In 2015 Clupea was sold to the German NGO Sea-Watch, who started a civil sea rescue service for refugees and migrants in the Mediterranean. The vessel was renamed Sea-Watch 2 in March 2016 and has been used for search and rescue (SAR) missions.

==As Lifeline==
In autumn 2016, the NGO Sea Watch sold the ship to Mission Lifeline e.V., a service club based in Dresden. Its name now is Lifeline.
In June 2018, the Lifeline (with 239 migrants on board) was in the media as one of the ships being forbidden to enter an Italian harbour. Matteo Salvini, then Italian Minister of the Interior (Conte Cabinet), had ordered this blocking.

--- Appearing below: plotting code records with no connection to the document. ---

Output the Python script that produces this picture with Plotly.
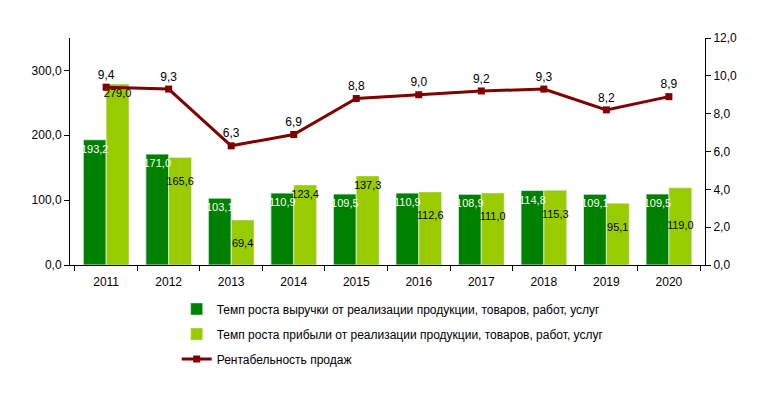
import plotly.graph_objects as go

years = ["2011", "2012", "2013", "2014", "2015", "2016", "2017", "2018", "2019", "2020"]
revenue_growth = [193.2, 171.0, 103.1, 110.9, 109.5, 110.9, 108.9, 114.8, 109.1, 109.5]
profit_growth = [279.0, 165.6, 69.4, 123.4, 137.3, 112.6, 111.0, 115.3, 95.1, 119.0]
profitability = [9.4, 9.3, 6.3, 6.9, 8.8, 9.0, 9.2, 9.3, 8.2, 8.9]

name_rev = "Темп роста выручки от реализации продукции, товаров, работ, услуг"
name_prof = "Темп роста прибыли от реализации продукции, товаров, работ, услуг"
name_line = "Рентабельность продаж"

# label styling for the light bars (blank leading lines drop a label lower, as in the original)
L0 = "%{y:.1f}"
L1 = "\u00a0<br>%{y:.1f}"
L2 = "\u00a0<br>\u00a0<br>%{y:.1f}"
profit_label_templates = [L0, L1, L1, L0, L0, L1, L1, L1, L1, L2]

FONT = "Liberation Sans, Arial, sans-serif"

fig = go.Figure()
fig.add_trace(go.Bar(
    x=years, y=revenue_growth, name=name_rev, marker_color="#008000",
    offsetgroup="rev", legendgroup="a", yaxis="y",
))
fig.add_trace(go.Bar(
    x=years, y=profit_growth, name=name_prof, marker_color="#99CC00",
    texttemplate=profit_label_templates, textposition="inside", insidetextanchor="end",
    constraintext="none", textangle=0,
    textfont=dict(color="black", size=11, family=FONT),
    offsetgroup="prof", legendgroup="b", yaxis="y",
))
# transparent overlay of the revenue bars carrying their labels above the light bars
fig.add_trace(go.Bar(
    x=years, y=revenue_growth, name=name_rev, marker_color="rgba(0,0,0,0)",
    texttemplate="%{y:.1f}", textposition="inside", insidetextanchor="end",
    constraintext="none", textangle=0,
    textfont=dict(color="white", size=11, family=FONT),
    offsetgroup="rev", showlegend=False, hoverinfo="skip", yaxis="y",
))
fig.add_trace(go.Scatter(
    x=years, y=profitability, name=name_line, mode="lines+markers+text",
    line=dict(color="#800000", width=3),
    marker=dict(symbol="square", size=7, color="#800000"),
    texttemplate="%{y:.1f}", textposition="top center",
    textfont=dict(color="black", size=12, family=FONT),
    legendgroup="c", yaxis="y2", cliponaxis=False,
))

fig.update_layout(
    width=767, height=390,
    margin=dict(l=62, r=70, t=30, b=133, autoexpand=False),
    paper_bgcolor="white", plot_bgcolor="white",
    font=dict(family=FONT, size=12, color="black"),
    separators=", ",
    barmode="group", bargap=0.27, bargroupgap=0,
    showlegend=True,
    legend=dict(
        orientation="v", x=0.168, xanchor="left", y=-0.13, yanchor="top",
        font=dict(size=12, family=FONT), tracegroupgap=6,
        bgcolor="rgba(0,0,0,0)",
    ),
    xaxis=dict(
        type="category", showline=True, linecolor="black", linewidth=1,
        ticks="outside", tickson="boundaries", ticklen=5, tickcolor="black",
        showgrid=False, tickfont=dict(size=12), automargin=False,
        ticklabelstandoff=6,
    ),
    yaxis=dict(
        range=[0, 350], tickvals=[0, 100, 200, 300], tickformat=".1f",
        showline=True, linecolor="black", linewidth=1,
        ticks="outside", ticklen=5, tickcolor="black",
        showgrid=False, zeroline=False, tickfont=dict(size=12), automargin=False,
    ),
    yaxis2=dict(
        range=[0, 12], dtick=2, tickformat=".1f", overlaying="y", side="right",
        showline=True, linecolor="black", linewidth=1,
        ticks="outside", ticklen=5, tickcolor="black",
        showgrid=False, zeroline=False, tickfont=dict(size=12), automargin=False,
    ),
)

fig.write_html("out.html")
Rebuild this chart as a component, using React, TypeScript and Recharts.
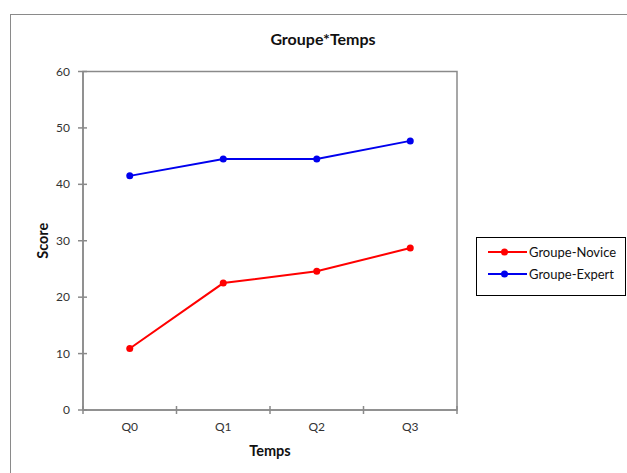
import React from 'react';
import { LineChart, Line, XAxis, YAxis, ReferenceArea, Legend } from 'recharts';

const categories = ['Q0', 'Q1', 'Q2', 'Q3'];
const noviceScores = [10.9, 22.5, 24.6, 28.7];
const expertScores = [41.5, 44.5, 44.5, 47.7];
const yTicks = [0, 10, 20, 30, 40, 50, 60];
const seriesNames = ['Groupe-Novice', 'Groupe-Expert'];

const data = categories.map((c, i) => ({ temps: c, novice: noviceScores[i], expert: expertScores[i] }));

const FONT = 'Lato, "Open Sans", sans-serif';
const AXIS = '#8a8a8a';

const YTick = (props: any) => {
  const { x, y, payload } = props;
  return (
    <g>
      <line x1={x - 5} x2={x + 4} y1={y} y2={y} stroke={AXIS} strokeWidth={1.5} />
      <text x={x - 13} y={y} dy={4} textAnchor="end" fontSize={12} fill="#333" fontFamily={FONT}>
        {payload.value}
      </text>
    </g>
  );
};

const XTick = (props: any) => {
  const { x, y, payload, index } = props;
  const half = payload && payload.offset ? payload.offset : 46.75;
  return (
    <g>
      {index === 0 && <line x1={x - half} x2={x - half} y1={y - 4} y2={y + 4} stroke={AXIS} strokeWidth={1.5} />}
      <line x1={x + half} x2={x + half} y1={y - 4} y2={y + 4} stroke={AXIS} strokeWidth={1.5} />
      <text x={x} y={y + 21} textAnchor="middle" fontSize={12} fill="#333" fontFamily={FONT}>
        {payload.value}
      </text>
    </g>
  );
};

const LegendBox = (props: any) => {
  const items = [...(props.payload || [])].sort(
    (a: any, b: any) => seriesNames.indexOf(a.value) - seriesNames.indexOf(b.value)
  );
  return (
    <div
      style={{
        width: 150,
        height: 59,
        border: '1px solid #000',
        boxSizing: 'border-box',
        background: '#fff',
        position: 'relative',
        fontFamily: FONT,
        fontSize: 13,
        color: '#111',
      }}
    >
      {items.map((it: any, i: number) => (
        <div key={it.value} style={{ position: 'absolute', left: 0, top: 6 + i * 22, height: 16, display: 'flex', alignItems: 'center' }}>
          <svg width={52} height={16} style={{ display: 'block' }}>
            <line x1={11} x2={50} y1={8} y2={8} stroke={it.color} strokeWidth={2} />
            <circle cx={27.5} cy={8} r={3.5} fill={it.color} />
          </svg>
          <span style={{ lineHeight: '16px', whiteSpace: 'nowrap' }}>{it.value}</span>
        </div>
      ))}
    </div>
  );
};

export default function App() {
  return (
    <div style={{ position: 'absolute', left: 0, top: 0, width: 627, height: 473, overflow: 'hidden', background: '#fff' }}>
      <div
        style={{
          position: 'absolute',
          left: 10,
          top: 14,
          width: 700,
          height: 600,
          border: '1px solid #8a8a8a',
        }}
      />
      <div
        style={{
          position: 'absolute',
          left: 223,
          top: 29,
          width: 200,
          textAlign: 'center',
          fontFamily: FONT,
          fontWeight: 'bold',
          fontSize: 16,
          color: '#111',
          lineHeight: '20px',
        }}
      >
        Groupe*Temps
      </div>
      <div style={{ position: 'absolute', left: 0, top: 0 }}>
        <LineChart width={627} height={473} data={data} margin={{ top: 71.5, right: 170, bottom: 0, left: 0 }}>
          <ReferenceArea y1={0} y2={60} fill="none" stroke={AXIS} strokeWidth={1.5} />
          <XAxis
            dataKey="temps"
            scale="band"
            height={63}
            tickSize={0}
            tickMargin={0}
            tickLine={false}
            axisLine={{ stroke: AXIS, strokeWidth: 1.5 }}
            tick={<XTick />}
            interval={0}
            label={{ value: 'Temps', position: 'insideBottom', offset: 17, fontFamily: FONT, fontWeight: 'bold', fontSize: 14.5, fill: '#111' }}
          />
          <YAxis
            domain={[0, 60]}
            ticks={yTicks}
            width={83}
            tickSize={0}
            tickMargin={0}
            tickLine={false}
            axisLine={{ stroke: AXIS, strokeWidth: 1.5 }}
            tick={<YTick />}
            interval={0}
            label={{ value: 'Score', angle: -90, position: 'center', dx: 1.5, fontFamily: FONT, fontWeight: 'bold', fontSize: 14.5, fill: '#111' }}
          />
          <Legend
            layout="vertical"
            align="center"
            verticalAlign="middle"
            wrapperStyle={{ left: 476, top: 237, width: 150, height: 59 }}
            content={<LegendBox />}
          />
          <Line
            name="Groupe-Novice"
            dataKey="novice"
            stroke="#ff0000"
            strokeWidth={2}
            dot={{ r: 3.5, fill: '#ff0000', stroke: '#ff0000', strokeWidth: 0 }}
            activeDot={false}
            isAnimationActive={false}
          />
          <Line
            name="Groupe-Expert"
            dataKey="expert"
            stroke="#0000ee"
            strokeWidth={2}
            dot={{ r: 3.5, fill: '#0000ee', stroke: '#0000ee', strokeWidth: 0 }}
            activeDot={false}
            isAnimationActive={false}
          />
        </LineChart>
      </div>
    </div>
  );
}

Netherlands Minister Cora van Nieuwenhuizen declared in late June 2018, that the Lifeline does not operate under the Netherlands flag. According to the statement, the existing registration of the vessel with the Koninklijk Nederlands Watersport Verbond was only a proof of ownership, which did not make the Netherlands the flag state for the Lifeline. The Lifeline was impounded by the Maltese authorities in summer 2018. In January 2020, captain Claus-Peter Reisch had his conviction for entering Maltese waters 'without the necessary registration or licence' quashed and a €10,000 fine revoked.

The activists sold the ship in early 2020 for a "low five-figure sum" and announced to use the profits to help equip a new rescue ship.